## [Dataset content]
.....
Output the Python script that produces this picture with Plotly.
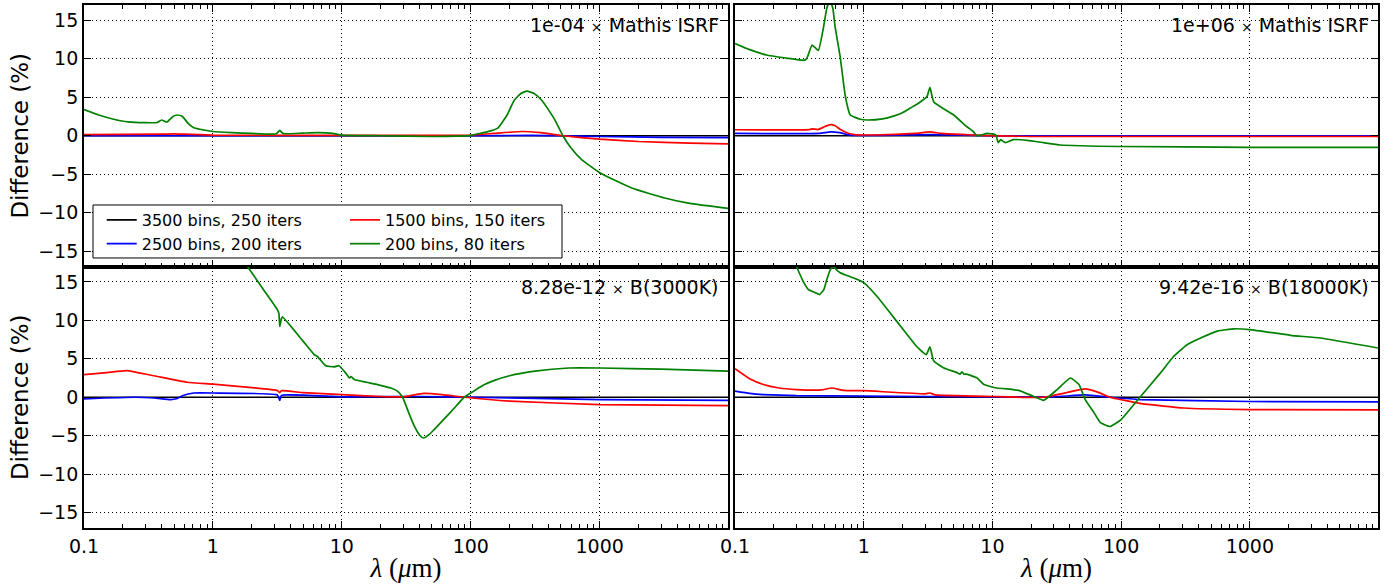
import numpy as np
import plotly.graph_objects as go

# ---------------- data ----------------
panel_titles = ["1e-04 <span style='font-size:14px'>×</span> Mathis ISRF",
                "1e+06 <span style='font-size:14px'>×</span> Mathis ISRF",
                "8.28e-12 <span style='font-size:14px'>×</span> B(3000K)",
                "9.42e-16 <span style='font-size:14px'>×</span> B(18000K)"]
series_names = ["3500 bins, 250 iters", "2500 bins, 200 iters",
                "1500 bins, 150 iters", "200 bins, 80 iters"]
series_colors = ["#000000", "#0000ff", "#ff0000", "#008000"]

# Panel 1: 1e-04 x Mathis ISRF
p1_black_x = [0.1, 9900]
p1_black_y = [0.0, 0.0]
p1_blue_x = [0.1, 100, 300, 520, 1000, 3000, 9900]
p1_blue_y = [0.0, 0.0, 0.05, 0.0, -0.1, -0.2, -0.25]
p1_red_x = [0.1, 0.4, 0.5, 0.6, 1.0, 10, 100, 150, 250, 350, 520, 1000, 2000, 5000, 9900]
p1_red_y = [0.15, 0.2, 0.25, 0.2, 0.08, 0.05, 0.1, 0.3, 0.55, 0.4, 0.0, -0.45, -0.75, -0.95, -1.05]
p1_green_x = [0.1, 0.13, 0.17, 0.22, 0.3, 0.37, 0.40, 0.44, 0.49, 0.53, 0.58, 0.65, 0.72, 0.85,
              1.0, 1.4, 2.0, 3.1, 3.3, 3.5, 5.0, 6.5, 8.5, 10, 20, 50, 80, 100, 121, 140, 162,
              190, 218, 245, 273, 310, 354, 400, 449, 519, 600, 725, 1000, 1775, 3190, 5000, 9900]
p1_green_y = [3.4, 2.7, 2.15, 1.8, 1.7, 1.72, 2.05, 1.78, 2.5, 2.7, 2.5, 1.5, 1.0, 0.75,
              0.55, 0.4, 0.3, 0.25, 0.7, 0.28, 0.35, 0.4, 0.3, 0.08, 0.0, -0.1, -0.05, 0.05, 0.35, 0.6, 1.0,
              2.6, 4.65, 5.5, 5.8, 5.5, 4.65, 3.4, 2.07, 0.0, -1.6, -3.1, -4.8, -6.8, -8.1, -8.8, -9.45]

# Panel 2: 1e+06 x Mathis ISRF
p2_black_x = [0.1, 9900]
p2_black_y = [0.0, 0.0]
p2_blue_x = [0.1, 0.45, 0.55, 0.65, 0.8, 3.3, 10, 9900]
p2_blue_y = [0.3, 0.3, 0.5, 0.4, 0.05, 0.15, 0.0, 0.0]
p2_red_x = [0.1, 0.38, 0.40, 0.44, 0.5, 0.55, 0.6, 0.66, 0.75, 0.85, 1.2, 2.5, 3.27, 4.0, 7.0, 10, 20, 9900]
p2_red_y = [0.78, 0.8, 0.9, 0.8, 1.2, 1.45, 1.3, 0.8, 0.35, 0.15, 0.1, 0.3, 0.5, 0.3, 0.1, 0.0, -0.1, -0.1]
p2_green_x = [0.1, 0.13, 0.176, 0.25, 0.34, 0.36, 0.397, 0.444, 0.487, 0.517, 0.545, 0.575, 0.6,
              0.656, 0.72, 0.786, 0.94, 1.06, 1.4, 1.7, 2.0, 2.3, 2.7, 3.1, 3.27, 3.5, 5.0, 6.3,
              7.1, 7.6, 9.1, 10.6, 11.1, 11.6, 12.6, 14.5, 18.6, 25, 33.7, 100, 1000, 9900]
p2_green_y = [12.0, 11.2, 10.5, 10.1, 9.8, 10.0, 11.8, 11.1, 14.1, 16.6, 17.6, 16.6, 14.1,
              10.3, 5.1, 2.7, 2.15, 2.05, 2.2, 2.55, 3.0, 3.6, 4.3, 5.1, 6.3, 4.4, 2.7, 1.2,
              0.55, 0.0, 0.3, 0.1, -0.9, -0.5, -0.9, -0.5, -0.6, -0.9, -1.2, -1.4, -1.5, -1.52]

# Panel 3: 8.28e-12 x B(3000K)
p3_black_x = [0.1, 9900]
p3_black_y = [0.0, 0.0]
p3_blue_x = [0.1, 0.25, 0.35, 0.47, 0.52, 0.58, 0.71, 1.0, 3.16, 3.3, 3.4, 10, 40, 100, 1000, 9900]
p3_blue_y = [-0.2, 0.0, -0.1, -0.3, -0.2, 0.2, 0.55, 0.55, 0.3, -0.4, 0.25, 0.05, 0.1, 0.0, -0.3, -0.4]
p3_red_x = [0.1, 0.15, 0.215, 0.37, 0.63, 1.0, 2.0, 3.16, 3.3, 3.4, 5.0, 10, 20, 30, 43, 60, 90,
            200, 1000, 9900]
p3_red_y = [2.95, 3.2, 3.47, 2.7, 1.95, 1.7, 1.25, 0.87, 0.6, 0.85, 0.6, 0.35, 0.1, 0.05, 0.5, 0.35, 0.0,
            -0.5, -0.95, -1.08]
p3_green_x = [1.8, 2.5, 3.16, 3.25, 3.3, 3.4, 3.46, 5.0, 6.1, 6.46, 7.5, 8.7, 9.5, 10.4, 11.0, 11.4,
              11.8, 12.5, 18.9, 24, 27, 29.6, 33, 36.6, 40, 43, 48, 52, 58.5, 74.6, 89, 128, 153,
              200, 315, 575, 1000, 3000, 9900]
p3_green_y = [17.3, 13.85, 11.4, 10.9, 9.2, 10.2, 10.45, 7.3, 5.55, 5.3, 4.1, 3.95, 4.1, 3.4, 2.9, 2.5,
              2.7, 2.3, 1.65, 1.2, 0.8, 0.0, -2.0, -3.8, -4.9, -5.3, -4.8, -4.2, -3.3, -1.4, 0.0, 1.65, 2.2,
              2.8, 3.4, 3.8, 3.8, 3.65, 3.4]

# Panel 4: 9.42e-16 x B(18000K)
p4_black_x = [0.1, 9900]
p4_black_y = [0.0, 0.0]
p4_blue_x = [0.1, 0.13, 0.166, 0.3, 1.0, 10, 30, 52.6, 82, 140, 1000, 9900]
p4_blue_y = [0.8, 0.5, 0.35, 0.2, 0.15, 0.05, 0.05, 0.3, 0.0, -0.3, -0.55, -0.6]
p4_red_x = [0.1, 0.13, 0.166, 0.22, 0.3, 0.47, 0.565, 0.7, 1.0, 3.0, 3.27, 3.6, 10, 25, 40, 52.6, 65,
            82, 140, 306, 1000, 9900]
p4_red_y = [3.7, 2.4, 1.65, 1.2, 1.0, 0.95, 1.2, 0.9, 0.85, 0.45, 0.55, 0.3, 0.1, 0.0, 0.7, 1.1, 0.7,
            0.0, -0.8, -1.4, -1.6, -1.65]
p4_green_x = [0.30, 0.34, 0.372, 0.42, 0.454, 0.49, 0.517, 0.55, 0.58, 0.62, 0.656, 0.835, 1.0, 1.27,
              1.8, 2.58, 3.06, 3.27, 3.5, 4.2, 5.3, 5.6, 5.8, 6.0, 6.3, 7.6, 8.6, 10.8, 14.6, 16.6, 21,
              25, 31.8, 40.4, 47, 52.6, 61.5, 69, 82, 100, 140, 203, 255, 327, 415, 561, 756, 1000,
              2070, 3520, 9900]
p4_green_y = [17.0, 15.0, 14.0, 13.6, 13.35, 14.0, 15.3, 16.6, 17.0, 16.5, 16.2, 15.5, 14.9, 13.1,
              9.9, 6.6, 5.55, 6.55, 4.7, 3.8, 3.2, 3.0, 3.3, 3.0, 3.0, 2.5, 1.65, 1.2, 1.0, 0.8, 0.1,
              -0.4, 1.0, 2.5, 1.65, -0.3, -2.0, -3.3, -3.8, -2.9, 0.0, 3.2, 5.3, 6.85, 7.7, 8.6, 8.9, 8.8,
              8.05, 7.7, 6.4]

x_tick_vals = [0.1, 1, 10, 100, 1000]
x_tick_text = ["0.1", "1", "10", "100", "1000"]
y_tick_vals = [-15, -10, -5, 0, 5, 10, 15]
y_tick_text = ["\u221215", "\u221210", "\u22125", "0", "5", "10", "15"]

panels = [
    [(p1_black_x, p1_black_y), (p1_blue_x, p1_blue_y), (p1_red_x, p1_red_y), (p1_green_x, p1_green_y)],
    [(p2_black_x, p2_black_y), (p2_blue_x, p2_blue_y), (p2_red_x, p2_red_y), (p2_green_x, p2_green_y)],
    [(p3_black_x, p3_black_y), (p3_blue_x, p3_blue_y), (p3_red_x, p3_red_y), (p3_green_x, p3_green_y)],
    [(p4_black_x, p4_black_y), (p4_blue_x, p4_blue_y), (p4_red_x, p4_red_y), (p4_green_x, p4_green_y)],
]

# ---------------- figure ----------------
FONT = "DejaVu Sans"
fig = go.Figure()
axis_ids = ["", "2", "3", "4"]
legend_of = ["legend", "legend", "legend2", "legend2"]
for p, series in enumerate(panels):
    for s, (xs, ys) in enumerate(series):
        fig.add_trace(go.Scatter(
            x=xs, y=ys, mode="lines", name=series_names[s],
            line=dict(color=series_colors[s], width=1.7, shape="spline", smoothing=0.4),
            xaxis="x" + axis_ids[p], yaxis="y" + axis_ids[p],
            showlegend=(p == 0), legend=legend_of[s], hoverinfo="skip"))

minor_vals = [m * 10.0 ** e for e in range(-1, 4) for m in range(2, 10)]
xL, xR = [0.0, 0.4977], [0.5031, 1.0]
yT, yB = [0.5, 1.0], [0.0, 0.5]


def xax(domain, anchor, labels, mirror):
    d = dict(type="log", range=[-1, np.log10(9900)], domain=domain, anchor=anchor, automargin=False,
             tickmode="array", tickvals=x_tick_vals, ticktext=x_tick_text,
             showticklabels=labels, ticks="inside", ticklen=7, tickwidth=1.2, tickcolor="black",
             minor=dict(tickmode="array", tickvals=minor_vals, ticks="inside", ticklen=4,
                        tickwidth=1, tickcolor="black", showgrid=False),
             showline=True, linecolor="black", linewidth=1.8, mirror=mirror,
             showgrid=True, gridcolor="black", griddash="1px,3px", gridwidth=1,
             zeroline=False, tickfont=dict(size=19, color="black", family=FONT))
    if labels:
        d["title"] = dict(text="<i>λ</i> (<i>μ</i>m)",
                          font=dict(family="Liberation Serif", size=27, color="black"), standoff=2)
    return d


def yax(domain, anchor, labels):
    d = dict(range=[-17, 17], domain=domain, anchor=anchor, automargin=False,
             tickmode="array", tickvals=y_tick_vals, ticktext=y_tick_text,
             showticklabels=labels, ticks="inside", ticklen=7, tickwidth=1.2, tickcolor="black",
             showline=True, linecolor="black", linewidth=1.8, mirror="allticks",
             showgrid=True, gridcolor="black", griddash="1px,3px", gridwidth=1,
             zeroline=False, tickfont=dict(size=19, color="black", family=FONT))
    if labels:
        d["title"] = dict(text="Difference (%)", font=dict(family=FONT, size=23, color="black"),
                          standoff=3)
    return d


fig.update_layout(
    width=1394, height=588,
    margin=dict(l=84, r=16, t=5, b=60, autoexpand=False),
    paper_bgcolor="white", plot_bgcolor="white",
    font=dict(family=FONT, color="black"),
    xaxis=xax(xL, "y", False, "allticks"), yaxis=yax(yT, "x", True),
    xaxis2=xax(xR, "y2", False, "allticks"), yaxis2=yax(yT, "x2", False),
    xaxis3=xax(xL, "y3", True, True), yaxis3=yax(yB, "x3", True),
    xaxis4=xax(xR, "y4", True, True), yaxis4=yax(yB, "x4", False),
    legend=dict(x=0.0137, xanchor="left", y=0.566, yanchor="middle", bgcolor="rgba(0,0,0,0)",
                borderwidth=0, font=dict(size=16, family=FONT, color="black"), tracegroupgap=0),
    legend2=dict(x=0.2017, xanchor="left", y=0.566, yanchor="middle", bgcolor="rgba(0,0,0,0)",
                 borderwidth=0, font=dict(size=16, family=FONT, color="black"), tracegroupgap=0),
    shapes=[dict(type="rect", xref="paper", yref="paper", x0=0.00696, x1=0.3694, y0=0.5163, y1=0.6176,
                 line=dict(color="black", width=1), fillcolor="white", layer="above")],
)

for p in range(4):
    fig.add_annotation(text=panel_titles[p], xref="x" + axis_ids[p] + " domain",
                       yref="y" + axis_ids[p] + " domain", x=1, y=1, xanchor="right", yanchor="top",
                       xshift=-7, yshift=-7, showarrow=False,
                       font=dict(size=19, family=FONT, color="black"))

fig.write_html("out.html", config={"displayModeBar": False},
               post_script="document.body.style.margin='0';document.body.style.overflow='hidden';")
.....
## [What is needed]
Quote, exactly and only, the lines from the first line of the data above through the line containing "import plotly.graph_objects as go". The pictures do not belong in it.

## [The solution]
Output the Python script that produces this picture with Plotly.
import numpy as np
import plotly.graph_objects as go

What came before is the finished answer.